I began Castings in the summer of 2009 and documented seasonal changes at the location in Northwest Indiana for nearly two years. The prints were trimmed and encased in airtight Plexiglas vitrines, some still with dirt, leaves, etc, to be assembled in various configurations.
The Time After book
Front Forty Press is pleased to announce our newest title, The Time After, which uses temporality to stimulate a deeper consideration of the “post climate change” era. Photography by Doug Fogelson and design by Tim Hartford are woven with essays from Derrick Jensen, Eiren Caffall, and Bridgette R. McCullough Alexander, as The Time After speaks to our changing understanding of the human role in the environment.
Contrasting familiar built scenes and rich natural images; The Time After brings readers on a quick visit to planet Earth. A globalized humanity is portrayed in contrast with elemental and seasonal cycles.
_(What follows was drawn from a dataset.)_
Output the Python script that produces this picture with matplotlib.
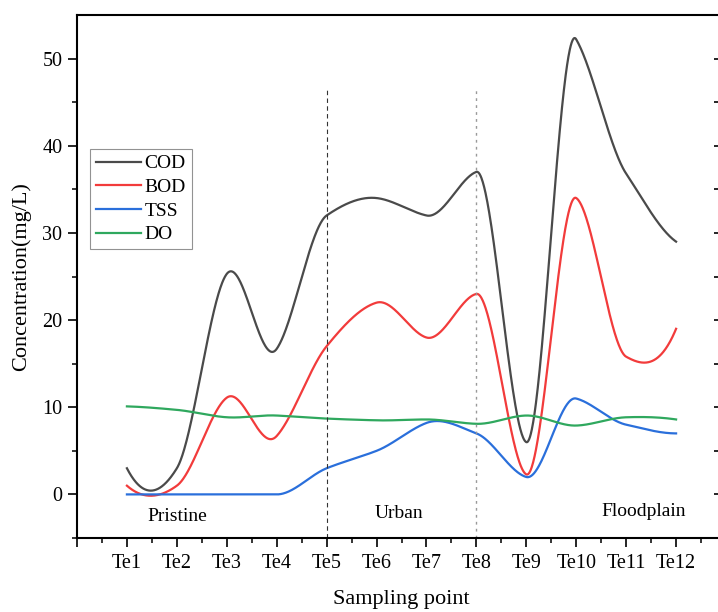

Speculative and poetic essays combine seamlessly with the images and design to display a new angle on activism in contemporary art practice.
For over a decade Doug Fogelson has been investigating natural and constructed worlds via an iconoclastic multiple exposure photography style. His images catalog ephemeral forms of clouds, ocean waves, plant life, urbanism and human beings in unique time/space signatures along rolls of film. Working in these spaces Fogelson’s images record real life phenomena in a calculatedly abstract way.
The images are created as a result of overlapping exposures in a linear progression along the film inside the camera (not collaged or digitally combined). The compositions depict a study of time, perspective, and space as the scenes correspond and layers multiply allowing viewers to become enmeshed in the visually variegated form. Shooting in this manner the photographer exploits the camera’s mechanics to discover something between motion picture and still photography. Fogelson often shifts vantage points or shoots subject matter that is in motion, so a cognitive sense of the subject becomes rooted in time as well as memory and vision.
Presented in a horizontal format, this hardcover 216-page book is a rare gem. A limited edition of 2,000 copies was printed in this first run.